#### Task description:
Without including any pictures, write out the listing below exactly.

#### Dataset content:
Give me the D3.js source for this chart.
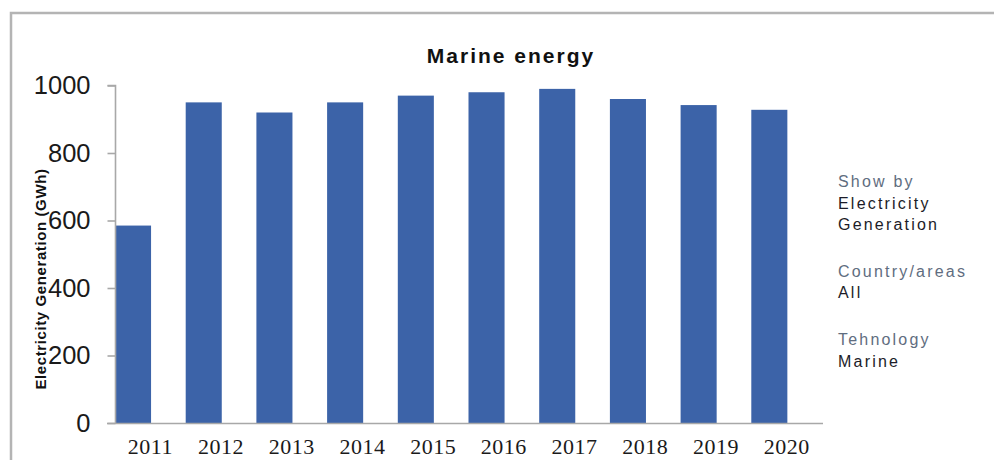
<!DOCTYPE html>
<html>
<head>
<meta charset="utf-8">
<script src="https://cdn.jsdelivr.net/npm/d3@7"></script>
<style>
  html, body { margin: 0; padding: 0; background: #fff; }
  svg { display: block; }
</style>
</head>
<body>
<svg id="chart" width="994" height="460"></svg>
<script>
const years = ["2011","2012","2013","2014","2015","2016","2017","2018","2019","2020"];
const generation = [585, 950, 920, 950, 970, 980, 990, 960, 942, 928];
const yTicks = [0, 200, 400, 600, 800, 1000];
const chartTitle = "Marine energy";
const yAxisTitle = "Electricity Generation (GWh)";
const infoLabels = ["Show by", "Country/areas", "Tehnology"];
const infoValues = [["Electricity", "Generation"], ["All"], ["Marine"]];

const svg = d3.select("#chart");

// outer frame
svg.append("path")
  .attr("d", "M11,460 V13 H994")
  .attr("fill", "none")
  .attr("stroke", "#b4b4b4")
  .attr("stroke-width", 2.5);

const x = d3.scaleBand().domain(years).range([115, 822]).padding(0);
const y = d3.scaleLinear().domain([0, 1000]).range([423, 85.5]);
const barFrac = 0.51;

// bars
svg.append("g").selectAll("rect")
  .data(years)
  .join("rect")
  .attr("x", d => x(d))
  .attr("y", (d, i) => y(generation[i]))
  .attr("width", x.bandwidth() * barFrac)
  .attr("height", (d, i) => y(0) - y(generation[i]))
  .attr("fill", "#3c63a8");

// y axis
const yAxis = svg.append("g")
  .attr("transform", "translate(115.5,0)")
  .call(d3.axisLeft(y).tickValues(yTicks).tickSize(8).tickPadding(17).tickFormat(d3.format("d")));
yAxis.select(".domain").attr("stroke", "#a8a8a8").attr("stroke-width", 1.6).attr("d", "M-8,85.5H0V423");
yAxis.selectAll(".tick line").attr("stroke", "#a8a8a8").attr("stroke-width", 1.6);
yAxis.selectAll(".tick text")
  .attr("font-family", "Liberation Sans, Arial, sans-serif")
  .attr("font-size", 25.5)
  .attr("fill", "#1a1a1a");

// x axis
const xAxis = svg.append("g")
  .attr("transform", "translate(0,423.5)")
  .call(d3.axisBottom(x).tickSize(0).tickPadding(0));
xAxis.select(".domain").attr("stroke", "#a8a8a8").attr("stroke-width", 1.6).attr("d", "M107,0H823");
xAxis.selectAll(".tick text")
  .attr("font-family", "Liberation Serif, Times New Roman, serif")
  .attr("font-size", 22)
  .attr("y", 30.5)
  .attr("dy", null)
  .attr("letter-spacing", 0.5)
  .attr("fill", "#1a1a1a");

// title
svg.append("text")
  .attr("x", 511)
  .attr("y", 63)
  .attr("text-anchor", "middle")
  .attr("font-family", "Liberation Sans, Arial, sans-serif")
  .attr("font-weight", "bold")
  .attr("font-size", 21)
  .attr("letter-spacing", 2)
  .attr("fill", "#111")
  .text(chartTitle);

// y axis title
svg.append("text")
  .attr("transform", "translate(46,279) rotate(-90)")
  .attr("text-anchor", "middle")
  .attr("font-family", "Liberation Sans, Arial, sans-serif")
  .attr("font-weight", "bold")
  .attr("font-size", 15)
  .attr("letter-spacing", 0.6)
  .attr("fill", "#111")
  .text(yAxisTitle);

// info panel
const infoStart = [187, 276.5, 345];
const lineH = 21.5;
infoLabels.forEach((lab, i) => {
  svg.append("text")
    .attr("x", 838).attr("y", infoStart[i])
    .attr("font-family", "Liberation Sans, Arial, sans-serif")
    .attr("font-size", 16).attr("letter-spacing", 2.2)
    .attr("fill", "#5f6d80")
    .text(lab);
  infoValues[i].forEach((v, j) => {
    svg.append("text")
      .attr("x", 838).attr("y", infoStart[i] + lineH * (j + 1))
      .attr("font-family", "Liberation Sans, Arial, sans-serif")
      .attr("font-size", 16).attr("letter-spacing", 2.2)
      .attr("fill", "#1c1c28")
      .text(v);
  });
});
</script>
</body>
</html>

#### Correct response:
Give me the D3.js source for this chart.
<!DOCTYPE html>
<html>
<head>
<meta charset="utf-8">
<script src="https://cdn.jsdelivr.net/npm/d3@7"></script>
<style>
  html, body { margin: 0; padding: 0; background: #fff; }
  svg { display: block; }
</style>
</head>
<body>
<svg id="chart" width="994" height="460"></svg>
<script>
const years = ["2011","2012","2013","2014","2015","2016","2017","2018","2019","2020"];
const generation = [585, 950, 920, 950, 970, 980, 990, 960, 942, 928];
const yTicks = [0, 200, 400, 600, 800, 1000];
const chartTitle = "Marine energy";
const yAxisTitle = "Electricity Generation (GWh)";
const infoLabels = ["Show by", "Country/areas", "Tehnology"];
const infoValues = [["Electricity", "Generation"], ["All"], ["Marine"]];

const svg = d3.select("#chart");

// outer frame
svg.append("path")
  .attr("d", "M11,460 V13 H994")
  .attr("fill", "none")
  .attr("stroke", "#b4b4b4")
  .attr("stroke-width", 2.5);

const x = d3.scaleBand().domain(years).range([115, 822]).padding(0);
const y = d3.scaleLinear().domain([0, 1000]).range([423, 85.5]);
const barFrac = 0.51;

// bars
svg.append("g").selectAll("rect")
  .data(years)
  .join("rect")
  .attr("x", d => x(d))
  .attr("y", (d, i) => y(generation[i]))
  .attr("width", x.bandwidth() * barFrac)
  .attr("height", (d, i) => y(0) - y(generation[i]))
  .attr("fill", "#3c63a8");

// y axis
const yAxis = svg.append("g")
  .attr("transform", "translate(115.5,0)")
  .call(d3.axisLeft(y).tickValues(yTicks).tickSize(8).tickPadding(17).tickFormat(d3.format("d")));
yAxis.select(".domain").attr("stroke", "#a8a8a8").attr("stroke-width", 1.6).attr("d", "M-8,85.5H0V423");
yAxis.selectAll(".tick line").attr("stroke", "#a8a8a8").attr("stroke-width", 1.6);
yAxis.selectAll(".tick text")
  .attr("font-family", "Liberation Sans, Arial, sans-serif")
  .attr("font-size", 25.5)
  .attr("fill", "#1a1a1a");

// x axis
const xAxis = svg.append("g")
  .attr("transform", "translate(0,423.5)")
  .call(d3.axisBottom(x).tickSize(0).tickPadding(0));
xAxis.select(".domain").attr("stroke", "#a8a8a8").attr("stroke-width", 1.6).attr("d", "M107,0H823");
xAxis.selectAll(".tick text")
  .attr("font-family", "Liberation Serif, Times New Roman, serif")
  .attr("font-size", 22)
  .attr("y", 30.5)
  .attr("dy", null)
  .attr("letter-spacing", 0.5)
  .attr("fill", "#1a1a1a");

// title
svg.append("text")
  .attr("x", 511)
  .attr("y", 63)
  .attr("text-anchor", "middle")
  .attr("font-family", "Liberation Sans, Arial, sans-serif")
  .attr("font-weight", "bold")
  .attr("font-size", 21)
  .attr("letter-spacing", 2)
  .attr("fill", "#111")
  .text(chartTitle);

// y axis title
svg.append("text")
  .attr("transform", "translate(46,279) rotate(-90)")
  .attr("text-anchor", "middle")
  .attr("font-family", "Liberation Sans, Arial, sans-serif")
  .attr("font-weight", "bold")
  .attr("font-size", 15)
  .attr("letter-spacing", 0.6)
  .attr("fill", "#111")
  .text(yAxisTitle);

// info panel
const infoStart = [187, 276.5, 345];
const lineH = 21.5;
infoLabels.forEach((lab, i) => {
  svg.append("text")
    .attr("x", 838).attr("y", infoStart[i])
    .attr("font-family", "Liberation Sans, Arial, sans-serif")
    .attr("font-size", 16).attr("letter-spacing", 2.2)
    .attr("fill", "#5f6d80")
    .text(lab);
  infoValues[i].forEach((v, j) => {
    svg.append("text")
      .attr("x", 838).attr("y", infoStart[i] + lineH * (j + 1))
      .attr("font-family", "Liberation Sans, Arial, sans-serif")
      .attr("font-size", 16).attr("letter-spacing", 2.2)
      .attr("fill", "#1c1c28")
      .text(v);
  });
});
</script>
</body>
</html>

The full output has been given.